Task description: Write each line of the material exactly as given, from the top through the line that contains "const freqTicks = [0, 10, 20, 30, 40];", and omit all pictures.

Information provided:
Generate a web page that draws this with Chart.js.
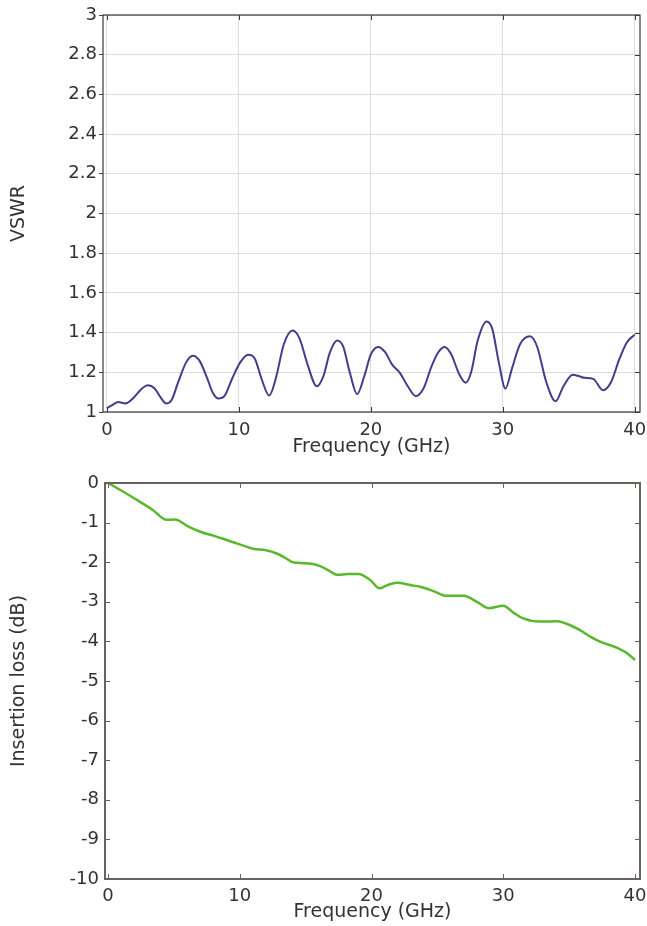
<!DOCTYPE html>
<html>
<head>
<meta charset="utf-8">
<script src="https://cdn.jsdelivr.net/npm/chart.js@4.4.1/dist/chart.umd.min.js"></script>
<style>
  body { margin: 0; background: #fff; }
  canvas { position: absolute; left: 0; }
  #vswrChart { top: 0; }
  #lossChart { top: 463px; }
</style>
</head>
<body>
<canvas id="vswrChart" width="647" height="463"></canvas>
<canvas id="lossChart" width="647" height="463"></canvas>
<script>
// frequency axis (GHz)
const freqTicks = [0, 10, 20, 30, 40];

// VSWR curve
const vswrFreq = [0, 0.4, 0.85, 1.4, 2.0, 2.6, 3.1, 3.6, 4.0, 4.5, 4.9, 5.4, 6.0, 6.5, 7.0, 7.6, 8.0, 8.45, 8.9, 9.5,
  10.1, 10.7, 11.2, 11.7, 12.3, 12.8, 13.4, 14.07, 14.6, 15.2, 15.9, 16.4, 16.9, 17.45, 17.9, 18.4, 18.96, 19.5,
  20.0, 20.55, 21.1, 21.6, 22.2, 22.8, 23.4, 24.0, 24.6, 25.1, 25.6, 26.1, 26.7, 27.2, 27.6, 28.1, 28.77, 29.2,
  29.7, 30.2, 30.7, 31.3, 32.05, 32.6, 33.3, 34.0, 34.6, 35.3, 35.8, 36.2, 36.85, 37.6, 38.2, 38.8, 39.4, 40.0];
const vswrValues = [1.02, 1.035, 1.05, 1.043, 1.07, 1.115, 1.135, 1.12, 1.08, 1.043, 1.06, 1.15, 1.25, 1.284, 1.26, 1.17, 1.10, 1.068, 1.08, 1.17,
  1.25, 1.289, 1.27, 1.17, 1.083, 1.17, 1.34, 1.41, 1.37, 1.24, 1.13, 1.18, 1.30, 1.36, 1.33, 1.20, 1.09, 1.18,
  1.29, 1.328, 1.30, 1.24, 1.197, 1.13, 1.08, 1.12, 1.23, 1.30, 1.328, 1.29, 1.19, 1.147, 1.20, 1.36, 1.456, 1.42,
  1.25, 1.118, 1.22, 1.34, 1.381, 1.33, 1.15, 1.054, 1.13, 1.188, 1.18, 1.172, 1.167, 1.11, 1.15, 1.26, 1.35, 1.39];
const vswrTicks = [1, 1.2, 1.4, 1.6, 1.8, 2, 2.2, 2.4, 2.6, 2.8, 3];

// insertion loss curve (dB)
const lossFreq = [0, 1.0, 2.4, 3.4, 4.45, 5.1, 6.0, 7.0, 8.0, 9.0, 10.0, 11.0, 12.0, 12.8, 13.5, 14.1, 15.3, 16.1, 16.8,
  17.4, 18.2, 19.0, 19.9, 20.6, 21.2, 21.9, 23.0, 23.7, 24.7, 25.7, 27.0, 28.0, 28.9, 30.0, 30.8, 31.5, 32.8,
  34.1, 35.0, 36.0, 36.7, 37.3, 38.7, 39.4, 40.0];
const lossValues = [0, -0.19, -0.47, -0.68, -0.93, -0.92, -1.08, -1.23, -1.33, -1.44, -1.55, -1.66, -1.70, -1.78, -1.90, -2.01, -2.03, -2.10, -2.22,
  -2.32, -2.30, -2.30, -2.45, -2.66, -2.58, -2.52, -2.58, -2.62, -2.73, -2.85, -2.85, -3.00, -3.16, -3.10, -3.28, -3.42, -3.50,
  -3.49, -3.58, -3.75, -3.90, -4.00, -4.17, -4.30, -4.47];
const lossTicks = [0, -1, -2, -3, -4, -5, -6, -7, -8, -9, -10];

Chart.defaults.font.family = "'DejaVu Sans', sans-serif";
Chart.defaults.color = "#333";

function toPoints(xs, ys) {
  return xs.map((x, i) => ({ x: x, y: ys[i] }));
}

// frame round the plot area plus short ticks pointing inwards
const framePlugin = {
  id: "frame",
  afterDraw(chart, args, opts) {
    const { ctx, chartArea: a, scales } = chart;
    ctx.save();
    ctx.strokeStyle = opts.color;
    ctx.lineWidth = opts.width;
    ctx.strokeRect(a.left, a.top, a.right - a.left, a.bottom - a.top);
    ctx.lineWidth = 1;
    const len = 5;
    scales.x.ticks.forEach(t => {
      const px = Math.round(scales.x.getPixelForValue(t.value)) + 0.5;
      ctx.beginPath();
      ctx.moveTo(px, a.top); ctx.lineTo(px, a.top + len);
      ctx.moveTo(px, a.bottom); ctx.lineTo(px, a.bottom - len);
      ctx.stroke();
    });
    scales.y.ticks.forEach(t => {
      const py = Math.round(scales.y.getPixelForValue(t.value)) + 0.5;
      ctx.beginPath();
      ctx.moveTo(a.right, py); ctx.lineTo(a.right - len, py);
      if (opts.leftInside) { ctx.moveTo(a.left, py); ctx.lineTo(a.left + len, py); }
      ctx.stroke();
    });
    ctx.restore();
  }
};

function fixedTicks(list) {
  return scale => { scale.ticks = list.map(v => ({ value: v })); };
}

// no extra room for the overhanging end labels
function fitX(h) {
  return s => { s.height = h; s.paddingLeft = 0; s.paddingRight = 0; };
}

const plainLabel = v => String(v);

new Chart(document.getElementById("vswrChart"), {
  type: "line",
  data: {
    datasets: [{
      data: toPoints(vswrFreq, vswrValues),
      borderColor: "#423d8c",
      borderWidth: 2,
      pointRadius: 0,
      cubicInterpolationMode: "monotone"
    }]
  },
  options: {
    responsive: false,
    animation: false,
    layout: { padding: { top: 15, right: 7, left: 0, bottom: 0 } },
    plugins: {
      legend: { display: false },
      tooltip: { enabled: false },
      frame: { color: "#3a3a3a", width: 1.2, leftInside: false }
    },
    scales: {
      x: {
        type: "linear", min: -0.3, max: 40.4,
        afterBuildTicks: fixedTicks(freqTicks),
        afterFit: fitX(51),
        grid: { color: "#dddddd", drawTicks: false },
        border: { display: false },
        ticks: { font: { size: 18 }, padding: 8, maxRotation: 0, callback: plainLabel },
        title: { display: true, text: "Frequency (GHz)", font: { size: 19 }, padding: { top: 0, bottom: 5 } }
      },
      y: {
        min: 1, max: 3,
        afterBuildTicks: fixedTicks(vswrTicks),
        afterFit: s => { s.width = 103; },
        grid: { color: "#dddddd", tickLength: 4, tickColor: "#444" },
        border: { display: false },
        ticks: { font: { size: 18 }, padding: 2, callback: plainLabel },
        title: { display: true, text: "VSWR", font: { size: 19 }, padding: { top: 8, bottom: 0 } }
      }
    }
  },
  plugins: [framePlugin]
});

new Chart(document.getElementById("lossChart"), {
  type: "line",
  data: {
    datasets: [{
      data: toPoints(lossFreq, lossValues),
      borderColor: "#5ab82c",
      borderWidth: 2.5,
      pointRadius: 0,
      cubicInterpolationMode: "monotone"
    }]
  },
  options: {
    responsive: false,
    animation: false,
    layout: { padding: { top: 20, right: 7, left: 0, bottom: 0 } },
    plugins: {
      legend: { display: false },
      tooltip: { enabled: false },
      frame: { color: "#6a625e", width: 2, leftInside: true }
    },
    scales: {
      x: {
        type: "linear", min: -0.23, max: 40.38,
        afterBuildTicks: fixedTicks(freqTicks),
        afterFit: fitX(47),
        grid: { display: false, drawTicks: false },
        border: { display: false },
        ticks: { font: { size: 18 }, padding: 7, maxRotation: 0, callback: plainLabel },
        title: { display: true, text: "Frequency (GHz)", font: { size: 19 }, padding: { top: 0, bottom: 3 } }
      },
      y: {
        min: -10, max: 0,
        afterBuildTicks: fixedTicks(lossTicks),
        afterFit: s => { s.width = 105; },
        grid: { display: false, drawTicks: false },
        border: { display: false },
        ticks: { font: { size: 18 }, padding: 6, callback: plainLabel },
        title: { display: true, text: "Insertion loss (dB)", font: { size: 19 }, padding: { top: 8, bottom: 0 } }
      }
    }
  },
  plugins: [framePlugin]
});
</script>
</body>
</html>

Task response:
Generate a web page that draws this with Chart.js.
<!DOCTYPE html>
<html>
<head>
<meta charset="utf-8">
<script src="https://cdn.jsdelivr.net/npm/chart.js@4.4.1/dist/chart.umd.min.js"></script>
<style>
  body { margin: 0; background: #fff; }
  canvas { position: absolute; left: 0; }
  #vswrChart { top: 0; }
  #lossChart { top: 463px; }
</style>
</head>
<body>
<canvas id="vswrChart" width="647" height="463"></canvas>
<canvas id="lossChart" width="647" height="463"></canvas>
<script>
// frequency axis (GHz)
const freqTicks = [0, 10, 20, 30, 40];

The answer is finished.